The floating-camera dolly shot and super-saturated color palette that are trademarks of Spike Lee’s work are the best known among several innovations that Howard-trained cinematographers have contributed to the films they’ve worked on. Early in his career, Lee developed these techniques in close collaboration with a Howard graduate, Ernest Dickerson.
Just as revered among aficionados are Arthur Jafa’s lyrical work on the 1991 period drama “Daughters of the Dust,” the vibrant, edgy visuals Malik Sayeed helped create for the gangster movie “Belly” — and now, the new sense of subtlety and layered surfaces that Young, 35, has introduced to the African American film vernacular.

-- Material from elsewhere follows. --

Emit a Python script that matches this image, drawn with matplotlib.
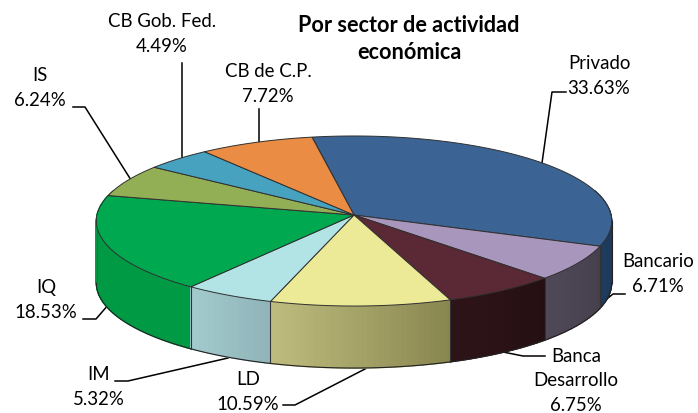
import matplotlib
matplotlib.use("Agg")
import matplotlib.pyplot as plt
from matplotlib.colors import to_rgb
import numpy as np

plt.rcParams['font.family'] = ['Lato', 'DejaVu Sans']

# values, clockwise from Privado
sectors = ['Privado', 'Bancario', 'Banca\nDesarrollo', 'LD', 'IM', 'IQ', 'IS', 'CB Gob. Fed.', 'CB de C.P.']
shares = [33.63, 6.71, 6.75, 10.59, 5.32, 18.53, 6.24, 4.49, 7.72]

top_colors = ['#3B6494', '#A896BC', '#5B2836', '#ECE997', '#B2E4E6', '#00A84F', '#93AF55', '#46A2BE', '#EA8C44']
wall_left = ['#1E3A5C', '#4F4858', '#2E1418', '#BFBD7E', '#A3CCCE', '#009A44', '#7F9A48', '#3A8CA6', '#CC7A3A']
wall_right = ['#16304E', '#463F4C', '#250F13', '#88864F', '#90B4B9', '#009A44', '#7F9A48', '#3A8CA6', '#CC7A3A']

# chart geometry in pixels
cx, cy = 354, 215
rx, ry = 257, 84.6
persp = 0.0706
depth = 62
start = 100

fig = plt.figure(figsize=(6.98, 4.13), dpi=100)
ax = fig.add_axes([0, 0, 1, 1])
ax.set_xlim(0, 698)
ax.set_ylim(413, 0)
ax.axis('off')


def rim(theta):
    t = np.radians(theta)
    w = 1 + persp * np.sin(t)
    return cx + rx * np.cos(t) / w, cy - ry * np.sin(t) / w


edges = start - np.cumsum([0] + shares) * 3.6

### leader lines
leaders = [
    ([566, 552, 542], [92, 92, 163]),
    ([625, 613, 577], [294, 294, 323]),
    ([545, 523, 503], [356, 356, 352]),
    ([283, 295, 365], [405, 405, 369]),
    ([115, 128, 228], [381, 381, 358]),
    ([83, 96, 109], [319, 319, 304]),
    ([73, 85, 131], [107, 107, 180]),
    ([182, 182], [63, 159]),
    ([259, 259], [109, 143]),
]
for lx, ly in leaders:
    ax.plot(lx, ly, color='black', lw=1.1, zorder=1)

### walls, back to front
quads = []
for i in range(len(shares)):
    th = np.linspace(edges[i], edges[i + 1], int(shares[i] * 3) + 2)
    c0, c1 = np.array(to_rgb(wall_left[i])), np.array(to_rgb(wall_right[i]))
    for j in range(len(th) - 1):
        mid = (th[j] + th[j + 1]) / 2
        if np.sin(np.radians(mid)) > 0.3:
            continue
        # wall_left is the colour at the left end on screen
        f = (j + 0.5) / (len(th) - 1)
        col = c1 + (c0 - c1) * f
        x0, y0 = rim(th[j])
        x1, y1 = rim(th[j + 1])
        quads.append((-np.sin(np.radians(mid)), [x0, x1, x1, x0], [y0, y1, y1 + depth, y0 + depth], col))
for q in sorted(quads, key=lambda q: q[0]):
    ax.fill(q[1], q[2], facecolor=q[3], edgecolor=q[3], lw=1.0, zorder=2)

# wall outlines
for i in range(len(shares)):
    th = np.linspace(edges[i], edges[i + 1], 80)
    th = th[np.sin(np.radians(th)) < -0.07]
    if len(th) == 0:
        continue
    x, y = rim(th)
    ax.plot(x, y + depth, color='#222222', lw=0.8, zorder=3)
for e in edges[1:6]:
    x, y = rim(e)
    ax.plot([x, x], [y, y + depth], color='#333333', lw=0.8, zorder=3)
ax.plot([97, 97], [221, 283], color='#555555', lw=0.8, zorder=3)
ax.plot([611.5, 611.5], [221, 283], color='#222222', lw=0.8, zorder=3)

### top slices
for i in range(len(shares)):
    th = np.linspace(edges[i], edges[i + 1], 120)
    x, y = rim(th)
    ax.fill(np.r_[cx, x], np.r_[cy, y], facecolor=top_colors[i], edgecolor='#303030', lw=0.7, zorder=4)

### labels
label_pos = [(599, 76), (658, 274), (576, 381), (248, 392), (99, 387), (46, 300), (40, 88), (162, 34), (268, 84)]
for name, val, (lx, ly) in zip(sectors, shares, label_pos):
    ax.text(lx, ly, f'{name}\n{val:.2f}%', ha='center', va='center', fontsize=13.4,
            linespacing=1.55, color='black', zorder=6)

ax.text(409, 39, 'Por sector de actividad\neconómica', ha='center', va='center', fontsize=15.6,
        fontweight='bold', linespacing=1.4, color='black', zorder=6)

fig.savefig('out.png', dpi=100)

DuVernay, who enlisted Young to shoot her features “I Will Follow” and “Middle of Nowhere,” notes that Howard-trained cinematographers emerge not just with practical knowledge of photochemistry and camera mechanics but an understanding that African American culture “is political, and what we do is important and the way that we see ourselves and the way we’re seen start with the person behind the camera.”
The fact that cinematographers are image-makers both in the cinematic and sociological sense has never been lost on the teachers or students at Howard, which formed its radio, television and film department in the early 1970s and began offering an MFA in film in 1983. Howard is the only historically black college with a graduate film program; the country’s best-known film departments are at New York University, the University of Southern California, the American Film Institute and UCLA, where in the 1970s and 1980s a group of African American filmmakers formed the “L.A. Rebellion.”
It was out of that revolutionary cadre in 1975 that filmmaker Haile Gerima arrived at Howard, where he has since taught writing and directing, and guided film to becoming a force of substance and bold expression.
“The whole philosophical idea of the program is leaving their destiny to them,” Gerima says. “We try to prepare them and keep talking about the disconnects, especially in motion pictures and on top of that being African Americans, so that when they go out into the world, at least they won’t shortchange themselves in the way they should perform the tasks they happen to be in.”